New York Times Gets It Wrong: Teaching Strengths and Weaknesses Is Nothing New
The New York Times is reporting on the scheduled review of Texas' science standards later this year by the state school board. Seems like this must be reporter Laura Beil's first rodeo because she gets all excited (mistakenly) about something that is old hat in Texas: textbook wrangling.
Now a battle looms in Texas over science textbooks that teach evolution, and the wrestle for control seizes on three words. None of them are "creationism" or "intelligent design" or even "creator."Surely Beil did some research and found out that this battle last played out five years ago, so it's hardly new. Back then the issue really was textbooks. This time it's the language of the science standards themselves.
The words are "strengths and weaknesses."
According to the critics, (of which Beil interviewed quite a few, as opposed to the one single person she spoke to that favors the current science standards, but balance and accuracy aren't exactly currency of the realm in the Times' news rooms, either Dallas or New York) the Texas science standards need to be revised to remove the phrase "strengths and weaknesses." They make the claim, and Beil runs with it, that this is a brand new idea cooked up by Discovery Institute.
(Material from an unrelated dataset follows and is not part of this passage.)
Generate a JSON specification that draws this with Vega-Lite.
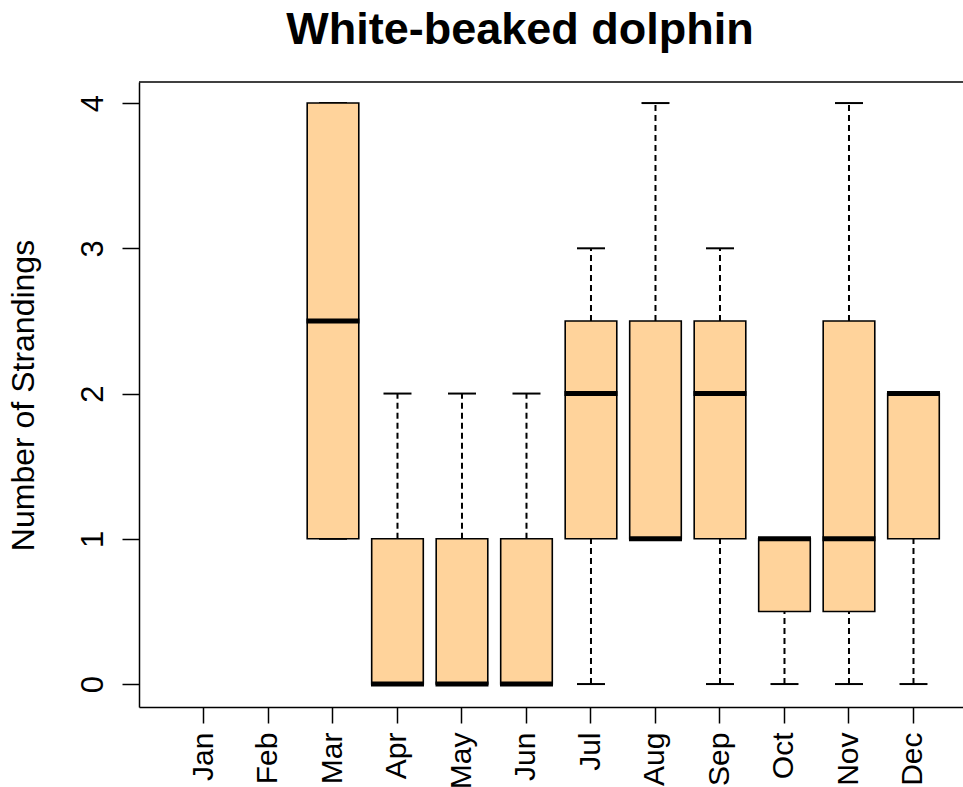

As they say in Texas, "you can put your boots in the oven but that doesn't make 'em biscuits."
The central premise that teaching "strengths and weaknesses" of Darwin's theory (and chemical origin of life theories) is a new, post-Dover innovation is flagrantly false.
That this is false can be proven with only a minimal amount of research, which makes it so much more surprising that Beil would blindly follow the assertions of the NCSE and others without bothering to call the people they're attacking -- Discovery Institute and Texans for Better Science Education.
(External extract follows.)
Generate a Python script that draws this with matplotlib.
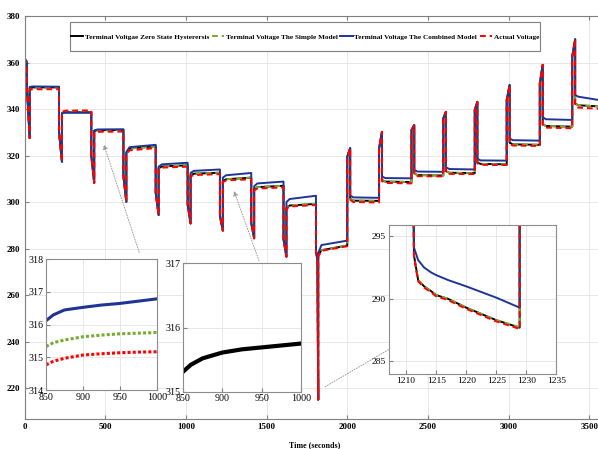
import numpy as np
import matplotlib.pyplot as plt
from matplotlib.patches import Rectangle

plt.rcParams['font.family'] = ['Liberation Serif', 'DejaVu Serif']

# start of the record (spike at t=0)
start_t = [0, 1.5, 3.5]
start_v = [373, 331, 361]

# pulses: switch on / off times and voltages (discharge then charge)
ev_on = [14, 214, 414, 613, 813, 1011, 1211, 1405, 1605, 1806,
         2000, 2197, 2398, 2595, 2790, 2988, 3193, 3394]
ev_off = [32, 232, 432, 631, 831, 1029, 1229, 1423, 1623, 1820,
          2018, 2215, 2415, 2611, 2806, 3006, 3211, 3412]
ev_v_on = [350, 330, 320, 311, 304, 299, 294, 291, 284, 279,
           319.5, 323, 331, 336, 339.6, 343.9, 351, 362.5]
ev_v_off = [327.5, 317.3, 308.2, 300.1, 294.4, 290.8, 287.7, 284.4, 276.5, 215,
            323.2, 330.2, 333.1, 338.8, 343.1, 350.3, 359, 370]
dip_t = [1815]
dip_v = [275]
t_end = 3566

# rest periods: (just after step, ~20 s later, end of rest)
black_rest = [(361, 360.5, 360), (349, 349.3, 349.3), (338.3, 338.6, 338.6),
              (330.5, 330.9, 331), (321, 323, 324), (314.5, 315.3, 315.8),
              (311.5, 312.2, 312.6), (309, 309.8, 310.5), (305.5, 306.4, 307),
              (297.5, 298.5, 299.2), (277, 279.3, 281.3), (301.5, 300.6, 300.5),
              (309.5, 308.8, 308.6), (312.3, 311.6, 311.4), (313.3, 312.6, 312.4),
              (317, 316.4, 316.2), (325.5, 324.8, 324.6), (333.5, 332.7, 332.4),
              (342.3, 341.6, 341.1)]
green_rest = [(361, 360.5, 360), (349, 349.3, 349.3), (338.3, 338.6, 338.6),
              (330.5, 330.9, 331), (321, 323, 324), (314.5, 315.3, 315.8),
              (311.5, 312.2, 312.6), (309, 309.8, 310.5), (305.5, 306.4, 307),
              (297.6, 298.6, 299.3), (277, 279.3, 281.3), (301.5, 300.6, 300.5),
              (309.5, 308.8, 308.6), (312.3, 311.6, 311.4), (313.3, 312.6, 312.4),
              (317, 316.4, 316.2), (325.5, 324.8, 324.6), (333.5, 332.7, 332.4),
              (342.3, 341.6, 341.1)]
blue_rest = [(361.5, 361, 360.5), (349.5, 349.7, 349.6), (338.2, 338.4, 338.4),
             (330.8, 331.2, 331.3), (321.5, 323.6, 324.6), (315.2, 316.2, 316.9),
             (312.5, 313.4, 314), (310.5, 311.5, 312.5), (306.8, 308, 308.8),
             (300, 301.3, 302.7), (278, 281.5, 283.4), (302.8, 302, 301.8),
             (311, 310.3, 310.2), (313.8, 313.1, 313), (315, 314.2, 314),
             (318.6, 317.9, 317.8), (327.3, 326.6, 326.4), (336.5, 335.6, 335.3),
             (346, 345.3, 343.8)]
red_rest = [(360.5, 360, 359.5), (348.3, 348.5, 348.5), (338.8, 339.3, 339.4),
            (329.8, 330.2, 330.3), (320.5, 322.2, 323.2), (314, 314.8, 315.2),
            (311, 311.6, 312), (308.5, 309.3, 309.8), (305, 305.8, 306.3),
            (297, 298.1, 298.7), (276.5, 279, 281), (301, 300, 299.8),
            (309, 308.2, 308), (311.8, 311.1, 311), (312.8, 312.1, 312),
            (316.6, 316, 315.9), (325, 324.3, 324.1), (332.8, 332, 331.7),
            (341.3, 340.6, 340.1)]

# inset 1 / 2 (rest period 850-1000 s)
in1_t = [850, 860, 875, 900, 925, 950, 975, 1000]
in1_blue = [316.12, 316.3, 316.45, 316.53, 316.6, 316.65, 316.72, 316.79]
in1_green = [315.33, 315.45, 315.53, 315.63, 315.68, 315.72, 315.74, 315.76]
in1_red = [314.77, 314.88, 314.97, 315.07, 315.11, 315.14, 315.16, 315.17]
in2_black = [315.31, 315.42, 315.52, 315.61, 315.66, 315.69, 315.72, 315.75]

# inset 3 (discharge pulse near 1211-1229 s)
in3_t = [1211.2, 1211.3, 1212, 1213, 1214.2, 1215, 1217, 1220, 1225, 1228.9, 1228.9]
in3_blue = [300, 294.1, 293.1, 292.5, 292.1, 291.9, 291.5, 291.0, 290.1, 289.3, 300]
in3_black = [300, 293.5, 291.5, 291.0, 290.6, 290.3, 290.0, 289.3, 288.3, 287.7, 300]
in3_green = [300, 293.5, 291.5, 291.0, 290.6, 290.3, 290.0, 289.3, 288.3, 287.75, 300]
in3_red = [300, 293.4, 291.4, 290.9, 290.5, 290.2, 289.9, 289.2, 288.2, 287.6, 300]


def build(rest):
    t = list(start_t)
    v = list(start_v)
    prev = start_t[-1]
    for k in range(len(ev_on)):
        a, b, c = rest[k]
        tb = min(prev + 20, (prev + ev_on[k]) / 2)
        t += [prev, tb, ev_on[k], ev_on[k]]
        v += [a, b, c, ev_v_on[k]]
        if k == 9:
            t += dip_t
            v += dip_v
        t.append(ev_off[k])
        v.append(ev_v_off[k])
        prev = ev_off[k]
    a, b, c = rest[-1]
    t += [prev, prev + 20, t_end]
    v += [a, b, c]
    return t, v


c_blue = '#1f3596'
c_green = '#77ac30'
c_red = '#ff0000'

fig = plt.figure(figsize=(5.98, 4.49), dpi=100)
ax = fig.add_axes([24.5 / 598, 30 / 449, 575.5 / 598, 403 / 449])

tb, vb = build(black_rest)
tg, vg = build(green_rest)
tu, vu = build(blue_rest)
tr, vr = build(red_rest)
ax.plot(tb, vb, color='k', lw=1.4, label='Terminal Voltgae Zero State Hysterersis')
ax.plot(tg, vg, color=c_green, lw=1.4, dashes=(3, 2), label='Terminal Voltage The Simple Model')
ax.plot(tu, vu, color=c_blue, lw=1.4, label='Terminal Voltage The Combined Model')
ax.plot(tr, vr, color=c_red, lw=1.4, dashes=(3, 2), label='Actual Voltage')

ax.set_xlim(0, t_end)
ax.set_ylim(206.7, 380)
ax.set_xticks(np.arange(0, 3501, 500))
ax.set_yticks(np.arange(220, 381, 20))
ax.grid(True, color='#e3e3e3', lw=0.6)
ax.tick_params(direction='in', length=3, top=True, labelsize=6.5, pad=3, color='#7f7f7f')
for lab in ax.get_xticklabels() + ax.get_yticklabels():
    lab.set_fontweight('bold')
for s in ax.spines.values():
    s.set_color('#7f7f7f')
    s.set_linewidth(0.8)
ax.set_xlabel('Time (seconds)', fontsize=5.8, fontweight='bold')
ax.xaxis.set_label_coords(0.505, -0.054)

# legend box
ax.add_patch(Rectangle((70 / 598, 398 / 449), 470 / 598, 29 / 449,
                       transform=fig.transFigure, facecolor='white',
                       edgecolor='#7f7f7f', lw=0.8, zorder=4, clip_on=False))
leg = ax.legend(ncol=4, loc='center', bbox_to_anchor=(305 / 598, 412.5 / 449),
                bbox_transform=fig.transFigure, frameon=False,
                prop={'size': 5.2, 'weight': 'bold'}, handlelength=1.7,
                handletextpad=0.25, columnspacing=0.35)
leg.set_zorder(6)

# arrows to insets
arr = dict(arrowstyle='-|>', linestyle=':', color='#9a9a9a', lw=0.7, mutation_scale=7)
ax.annotate('', xy=(486, 325.9), xytext=(716, 277.2), arrowprops=arr)
ax.annotate('', xy=(1292, 305.9), xytext=(1459, 273.6), arrowprops=arr)
ax.annotate('', xy=(2314, 238.9), xytext=(1849, 220), arrowprops=arr)


def style_inset(a, fs):
    a.grid(True, color='#e3e3e3', lw=0.6)
    a.tick_params(direction='in', length=3, labelsize=fs, pad=2, color='#7f7f7f')
    for s in a.spines.values():
        s.set_color('#8c8c8c')
        s.set_linewidth(0.8)


ax1 = fig.add_axes([46 / 598, 59 / 449, 111 / 598, 130.7 / 449])
ax1.plot(in1_t, in1_blue, color=c_blue, lw=2.2)
ax1.plot(in1_t, in1_green, color=c_green, lw=2.2, linestyle=(0, (1, 0.7)))
ax1.plot(in1_t, in1_red, color=c_red, lw=2.2, linestyle=(0, (1, 0.7)))
ax1.set_xlim(850, 1000)
ax1.set_ylim(314, 318)
ax1.set_xticks([850, 900, 950, 1000])
ax1.set_yticks([314, 315, 316, 317, 318])
style_inset(ax1, 7.2)

ax2 = fig.add_axes([183 / 598, 57.3 / 449, 118 / 598, 128.4 / 449])
ax2.plot(in1_t, in2_black, color='k', lw=3)
ax2.set_xlim(850, 1000)
ax2.set_ylim(315, 317)
ax2.set_xticks([850, 900, 950, 1000])
ax2.set_yticks([315, 316, 317])
style_inset(ax2, 7.2)

ax3 = fig.add_axes([388.7 / 598, 75 / 449, 167.6 / 598, 149 / 449])
ax3.plot(in3_t, in3_black, color='k', lw=1.4)
ax3.plot(in3_t, in3_green, color=c_green, lw=1.4, dashes=(3, 2))
ax3.plot(in3_t, in3_blue, color=c_blue, lw=1.4)
ax3.plot(in3_t, in3_red, color=c_red, lw=1.4, dashes=(3, 2))
ax3.set_xlim(1207.1, 1235)
ax3.set_ylim(284.0, 295.9)
ax3.set_xticks([1210, 1215, 1220, 1225, 1230, 1235])
ax3.set_yticks([285, 290, 295])
style_inset(ax3, 6.8)

fig.savefig('out.png', dpi=100)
Let's review. In 1998, the Texas Board of Education adopted the current set of science standards calling on students "to analyze, review, and critique scientific explanations, including hypotheses and theories, as to their strengths and weaknesses using scientific evidence and information." You can read the standards for yourself here. This is the language that the New York Times now insists is a new development!
But there's more. The year 1998 was also when Discovery Institute began defending the academic freedom of high school teacher Roger DeHart to teach the evidence for and against Darwin's theory. (You can see his story told in the DVD "Icons of Evolution.")
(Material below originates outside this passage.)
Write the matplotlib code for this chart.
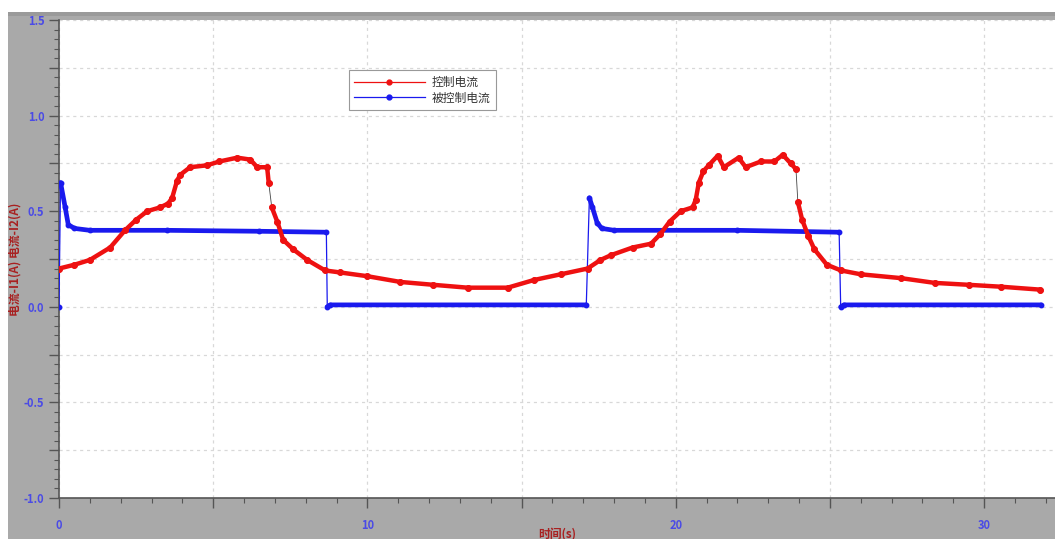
import matplotlib
matplotlib.use("Agg")
import matplotlib.pyplot as plt
import numpy as np
from matplotlib.lines import Line2D
from matplotlib.patches import Rectangle
from matplotlib.ticker import MultipleLocator, FuncFormatter

plt.rcParams['font.family'] = ['Noto Sans CJK SC', 'DejaVu Sans']

# 控制电流 (red)
red_t = [0.0, 0.5, 1.0, 1.66, 2.14, 2.5, 2.86, 3.28, 3.54, 3.67, 3.83, 3.93, 4.25, 4.8, 5.2,
         5.78, 6.2, 6.43, 6.75, 6.8, 6.9, 7.08, 7.27, 7.6, 8.05, 8.63, 9.1, 10.0, 11.07, 12.14,
         13.25, 14.55, 15.4, 16.27, 17.14, 17.56, 17.9, 18.6, 19.2, 19.5, 19.8, 20.16, 20.55,
         20.65, 20.75, 20.9, 21.07, 21.36, 21.56, 22.04, 22.27, 22.76, 23.2, 23.47, 23.73, 23.9,
         23.96, 24.1, 24.3, 24.5, 24.9, 25.36, 26.0, 27.3, 28.4, 29.5, 30.55, 31.8]
red_v = [0.20, 0.22, 0.245, 0.31, 0.40, 0.455, 0.50, 0.52, 0.54, 0.57, 0.66, 0.69, 0.73, 0.74, 0.76,
         0.78, 0.77, 0.73, 0.73, 0.65, 0.52, 0.445, 0.35, 0.30, 0.245, 0.19, 0.18, 0.16, 0.13, 0.115,
         0.10, 0.10, 0.14, 0.17, 0.20, 0.245, 0.27, 0.31, 0.33, 0.38, 0.445, 0.50, 0.52,
         0.56, 0.65, 0.71, 0.74, 0.79, 0.73, 0.78, 0.73, 0.76, 0.76, 0.795, 0.75, 0.72,
         0.55, 0.455, 0.37, 0.30, 0.22, 0.19, 0.17, 0.15, 0.125, 0.115, 0.105, 0.09]

# 被控制电流 (blue)
blue_t = [0.0, 0.05, 0.2, 0.3, 0.5, 1.0, 3.5, 6.5, 8.67, 8.7, 8.8, 17.1, 17.2, 17.3, 17.45,
          17.6, 18.0, 22.0, 25.3, 25.35, 25.45, 31.85]
blue_v = [0.0, 0.65, 0.52, 0.43, 0.41, 0.40, 0.40, 0.395, 0.39, 0.0, 0.01, 0.01, 0.57, 0.52, 0.44,
          0.41, 0.40, 0.40, 0.39, 0.0, 0.01, 0.01]

labels = ['控制电流', '被控制电流']
red = '#ee1111'
blue = '#1a1aee'
tick_col = '#4a4ae6'
lab_col = '#a82020'

fig = plt.figure(figsize=(10.55, 5.39), dpi=100)
fig.patch.set_facecolor('white')
fig.patches.append(Rectangle((8 / 1055, 0), 1, 1 - 12 / 539, transform=fig.transFigure,
                             facecolor='#a9a9a9', edgecolor='none', zorder=-10))
fig.patches.append(Rectangle((8 / 1055, 1 - 16 / 539), 1, 4 / 539, transform=fig.transFigure,
                             facecolor='#9a9a9a', edgecolor='none', zorder=-9))
ax = fig.add_axes([59 / 1055, 1 - 498 / 539, 1 - 59 / 1055, (498 - 20) / 539])
ax.set_zorder(1)
ax.set_facecolor('white')


def split_jumps(t, v, lim=0.3):
    t = np.asarray(t, float)
    v = np.asarray(v, float)
    tt, vv = [t[0]], [v[0]]
    for i in range(1, len(t)):
        if abs(v[i] - v[i - 1]) > lim:
            tt.append(np.nan)
            vv.append(np.nan)
        tt.append(t[i])
        vv.append(v[i])
    return np.array(tt), np.array(vv)


# thin connecting lines (show the jumps), then the thick dotted traces
ax.plot(blue_t, blue_v, color=blue, lw=0.9, zorder=3)
bt, bv = split_jumps(blue_t, blue_v)
ax.plot(bt, bv, color=blue, lw=3.4, marker='o', ms=3.2, solid_capstyle='round', zorder=3)
ax.plot(red_t, red_v, color='#444444', lw=0.6, zorder=2)
rt, rv = split_jumps(red_t, red_v, lim=0.1)
ax.plot(rt, rv, color=red, lw=3.2, marker='o', ms=3.8, solid_capstyle='round', zorder=4)
ax.plot(red_t, red_v, color=red, lw=0, marker='o', ms=3.8, zorder=4)

ax.set_xlim(0, 32.3)
ax.set_ylim(-1.0, 1.5)

ax.xaxis.set_major_locator(MultipleLocator(5))
ax.xaxis.set_minor_locator(MultipleLocator(1))
ax.yaxis.set_major_locator(MultipleLocator(0.25))
ax.yaxis.set_minor_locator(MultipleLocator(0.05))
ax.xaxis.set_major_formatter(FuncFormatter(lambda x, p: '%d' % round(x) if round(x) % 10 == 0 else ''))
ax.yaxis.set_major_formatter(FuncFormatter(lambda y, p: '%.1f' % y if abs(y * 2 - round(y * 2)) < 1e-6 else ''))

ax.grid(True, which='major', color='#d8d8d8', linestyle=(0, (2.5, 3)), lw=0.9)
ax.tick_params(which='major', direction='out', length=7, width=1, color='#555555',
               labelcolor=tick_col, labelsize=8)
ax.tick_params(which='minor', direction='out', length=3.5, width=0.8, color='#555555')
for lb in ax.get_xticklabels() + ax.get_yticklabels():
    lb.set_fontweight('bold')
ax.tick_params(axis='x', pad=8)

for s in ['top', 'right']:
    ax.spines[s].set_visible(False)
for s in ['left', 'bottom']:
    ax.spines[s].set_color('#555555')
    ax.spines[s].set_linewidth(1.2)

ax.set_ylabel('电流-I1(A) 电流-I2(A)', color=lab_col, fontsize=8.5, fontweight='bold')
ax.yaxis.set_label_coords(-37 / 996, 0.5)
ax.set_xlabel('时间(s)', color=lab_col, fontsize=8.5, fontweight='bold')
ax.xaxis.set_label_coords(0.5, -30 / 478)

handles = [Line2D([], [], color=red, lw=0.9, marker='o', ms=3.5),
           Line2D([], [], color=blue, lw=0.9, marker='o', ms=3.5)]
leg = ax.legend(handles, labels, loc='upper left', bbox_to_anchor=(0.285, 0.907),
                fontsize=8.5, handlelength=6, numpoints=1, fancybox=False,
                edgecolor='#999999', framealpha=1, borderpad=0.45, labelspacing=0.25,
                handletextpad=0.6)
leg.get_frame().set_linewidth(0.8)
for tx in leg.get_texts():
    tx.set_color('#333333')

fig.savefig('out.png', dpi=100)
In 2002, the Ohio State Board of Education adopted a policy calling for students to be able to "critically analyze aspects of evolutionary theory." During the same year there were hearings before the board in which the strengths and weaknesses of evolution were discussed, and dozens of scientists petitioned the board to include critical analysis of evolution in the curriculum.
In 2003, the Texas Board of Education was asked to enforce its previously adopted "strengths and weaknesses" language in the adoption of biology textbooks that year. Unfortunately, the Board didn't do that, although it did insist that numerous errors overstating the evidence for Darwin's theory be corrected in the textbooks.
In 2004, Alabama introduced an academic freedom bill to protect the right of teachers to teach the scientific evidence for and against Darwin's theory. The Alabama bill has served as a model for many of the academic freedom bills on evolution that came later.
During the same year, a school district in Grantsburg, WI adopted the following science standard:
Students are expected to analyze, review, and critique scientific explanations, including hypotheses and theories, as to their strengths and weaknesses using scientific evidence and information. Students shall be able to explain the scientific strengths and weaknesses of evolutionary theory. This policy does not call for the teaching of Creationism or Intelligent Design.
All of this happened before anyone skeptical of Darwin's theory ever had the misfortune of even hearing about the squabbles of folks in Dover, PA.
Following Dover, the effort to protect the right of teachers to cover the strengths and weaknesses of Darwin's theory continued. In 2006, Oklahoma's legislature considered an academic freedom bill, and local school boards in Louisiana and California adopted academic freedom policies dealing with covering the strengths and weaknesses of evolution and other science issues.
The story that critically examining the strengths and weaknesses of Darwin's theory in the classroom is some newfangled idea is absurd. This is just another attempt of Darwinists to ignore the facts--which is certainly something they have a lot of practice doing.